The W.A. Thorp House was a historically significant farmhouse in the Cleveland-area city of Mayfield Heights. Built in the 1880s for one of the first men of the township, it was named a historic site in the 1970s, but it is no longer standing.

A native of nearby Warrensville, W.A. Thorp moved to Mayfield Township at the age of thirty-one in 1863. Buying nearly 250 acre in the township, he made himself wealthy, and his fellowmen elected him a township trustee. Thorp arranged for the construction of a new house in 1886. This building combined elements of the Italianate and Stick styles then popular.

Built in the shape of the letter "L", the two-story house featured a complex gabled roof, a two-story bay window on one of the narrower gables, and balustrades at both floor and ceiling level on porches on the rear and in the ell of the main part of the house. Unusually, the weatherboarded walls were covered with siding of different sorts, and the exterior was further distinguished by elaborate woodwork under the eaves at the tops of the gables, wall boards giving the appearance of masonry beltcourses. Italianate influence was largely the result of a collection of brackets forming the cornice.

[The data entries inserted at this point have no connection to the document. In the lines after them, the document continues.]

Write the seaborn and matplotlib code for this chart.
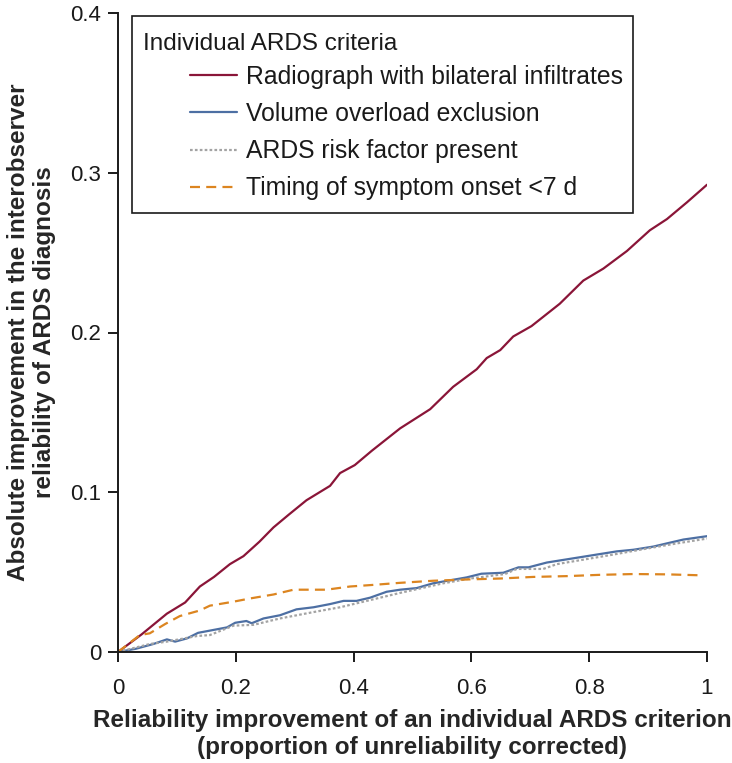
import numpy as np
import pandas as pd
import matplotlib
matplotlib.use("Agg")
import matplotlib.pyplot as plt
import seaborn as sns
from matplotlib.patches import Rectangle
from matplotlib.lines import Line2D

# Data
radio_x = [0, 0.04, 0.083, 0.114, 0.139, 0.163, 0.19, 0.213, 0.24, 0.264, 0.29, 0.32,
           0.36, 0.377, 0.402, 0.431, 0.455, 0.479, 0.53, 0.569, 0.609, 0.626, 0.649,
           0.671, 0.702, 0.75, 0.79, 0.824, 0.864, 0.903, 0.932, 0.966, 1.0]
radio_y = [0, 0.011, 0.024, 0.031, 0.041, 0.047, 0.055, 0.060, 0.069, 0.078, 0.086, 0.095,
           0.104, 0.112, 0.117, 0.126, 0.133, 0.140, 0.152, 0.166, 0.177, 0.184, 0.189,
           0.1975, 0.204, 0.218, 0.2325, 0.240, 0.251, 0.264, 0.271, 0.2815, 0.2925]

volume_x = [0, 0.03, 0.06, 0.083, 0.097, 0.117, 0.136, 0.162, 0.185, 0.199, 0.218, 0.227,
            0.247, 0.275, 0.303, 0.332, 0.36, 0.383, 0.405, 0.428, 0.456, 0.479, 0.507,
            0.535, 0.592, 0.617, 0.654, 0.68, 0.697, 0.728, 0.762, 0.796, 0.847, 0.875,
            0.909, 0.932, 0.96, 1.0]
volume_y = [0, 0.002, 0.005, 0.0079, 0.0065, 0.0085, 0.012, 0.0138, 0.0154, 0.0183, 0.0194,
            0.018, 0.021, 0.023, 0.0267, 0.028, 0.030, 0.032, 0.032, 0.034, 0.0377, 0.039,
            0.040, 0.043, 0.0467, 0.049, 0.0496, 0.053, 0.053, 0.056, 0.058, 0.060, 0.063,
            0.064, 0.066, 0.068, 0.0704, 0.0725]

risk_x = [0, 0.054, 0.083, 0.134, 0.156, 0.196, 0.23, 0.275, 0.332, 0.377, 0.428, 0.479,
          0.552, 0.598, 0.657, 0.677, 0.722, 0.745, 0.841, 0.886, 0.949, 1.0]
risk_y = [0, 0.005, 0.0065, 0.010, 0.0106, 0.0165, 0.017, 0.021, 0.025, 0.028, 0.0325, 0.037,
          0.043, 0.046, 0.0488, 0.052, 0.052, 0.055, 0.061, 0.064, 0.068, 0.071]

timing_x = [0, 0.037, 0.054, 0.08, 0.105, 0.139, 0.156, 0.196, 0.224, 0.264, 0.298, 0.354,
            0.394, 0.433, 0.479, 0.535, 0.592, 0.649, 0.705, 0.762, 0.818, 0.875, 0.932, 0.99]
timing_y = [0, 0.0106, 0.0117, 0.0175, 0.0225, 0.026, 0.029, 0.0315, 0.0335, 0.036, 0.039,
            0.039, 0.041, 0.042, 0.0433, 0.0446, 0.0454, 0.046, 0.047, 0.0475, 0.0483, 0.0488,
            0.0486, 0.048]

labels = ["Radiograph with bilateral infiltrates", "Volume overload exclusion",
          "ARDS risk factor present", "Timing of symptom onset <7 d"]
x_ticks = [0, 0.2, 0.4, 0.6, 0.8, 1]
x_tick_labels = ["0", "0.2", "0.4", "0.6", "0.8", "1"]
y_ticks = [0, 0.1, 0.2, 0.3, 0.4]
y_tick_labels = ["0", "0.1", "0.2", "0.3", "0.4"]

sns.set_style("white")
plt.rcParams["font.family"] = ["Liberation Sans", "DejaVu Sans"]

W, H = 732, 763
fig = plt.figure(figsize=(W / 100, H / 100), dpi=100)
ax = fig.add_axes([118 / W, 1 - 652 / H, 589 / W, 639 / H])

series = [
    (radio_x, radio_y, "#8a1538", "-"),
    (volume_x, volume_y, "#4d6fa3", "-"),
    (risk_x, risk_y, "#a3a3a3", (0, (1.2, 1.0))),
    (timing_x, timing_y, "#dc8520", (0, (4.5, 2.8))),
]
handles = []
for (xs, ys, color, ls), label in zip(series, labels):
    df = pd.DataFrame({"x": xs, "y": ys})
    sns.lineplot(data=df, x="x", y="y", ax=ax, color=color, linewidth=1.6,
                 linestyle=ls, sort=False, estimator=None)
    handles.append(Line2D([], [], color=color, linewidth=1.6, linestyle=ls))

ax.set_xlim(0, 1)
ax.set_ylim(0, 0.4)
ax.set_xticks(x_ticks, x_tick_labels)
ax.set_yticks(y_ticks, y_tick_labels)
ax.tick_params(axis="both", direction="out", length=7, width=1.4, labelsize=16,
               colors="#1a1a1a", bottom=True, left=True)
ax.tick_params(axis="x", pad=12)
ax.tick_params(axis="y", pad=5)
sns.despine(ax=ax)
for sp in ["left", "bottom"]:
    ax.spines[sp].set_linewidth(1.4)
    ax.spines[sp].set_color("#1a1a1a")

ax.set_xlabel("Reliability improvement of an individual ARDS criterion\n"
              "(proportion of unreliability corrected)",
              fontsize=17.5, fontweight="bold", labelpad=7, linespacing=1.2)
ax.set_ylabel("Absolute improvement in the interobserver\n"
              "reliability of ARDS diagnosis",
              fontsize=17.5, fontweight="bold", labelpad=10, linespacing=1.2)

# legend box with left-aligned title and indented entries
box = Rectangle((132 / W, 1 - 213 / H), (633 - 132) / W, (213 - 16) / H,
                transform=fig.transFigure, facecolor="white", edgecolor="#1a1a1a",
                linewidth=1.2, zorder=5)
fig.patches.append(box)
fig.text(143 / W, 1 - 44 / H, "Individual ARDS criteria", fontsize=17.5,
         va="center", ha="left", color="#1a1a1a", zorder=6)
leg = fig.legend(handles, labels, loc="upper left",
                 bbox_to_anchor=(190 / W, 1 - 65 / H), frameon=False,
                 fontsize=17.8, handlelength=1.9, handletextpad=0.35,
                 labelspacing=0.53, borderpad=0, borderaxespad=0)
leg.set_zorder(7)
for t in leg.get_texts():
    t.set_color("#1a1a1a")

fig.savefig("out.png", dpi=100)
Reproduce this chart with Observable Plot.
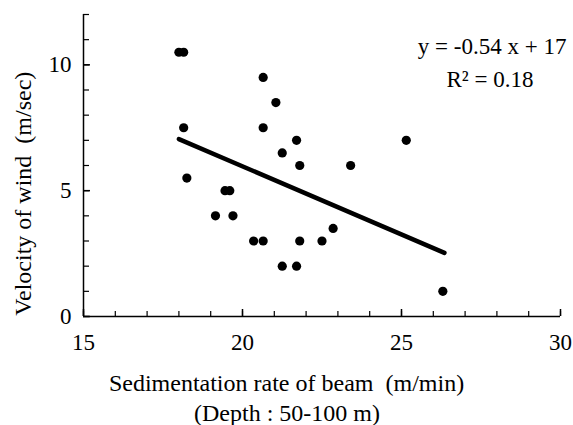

In late 1978, Thorp's house was listed on the National Register of Historic Places because of its historically significant architecture. Almost identical to its appearance at construction nearly a century earlier, the house was deemed one of the most important houses in the former Mayfield Township, both because of its well-preserved architecture and its place as the home of a significant man in local history. Despite this distinction, the house is no longer standing, having been replaced by a U.S. Bank branch. It officially remains listed on the National Register.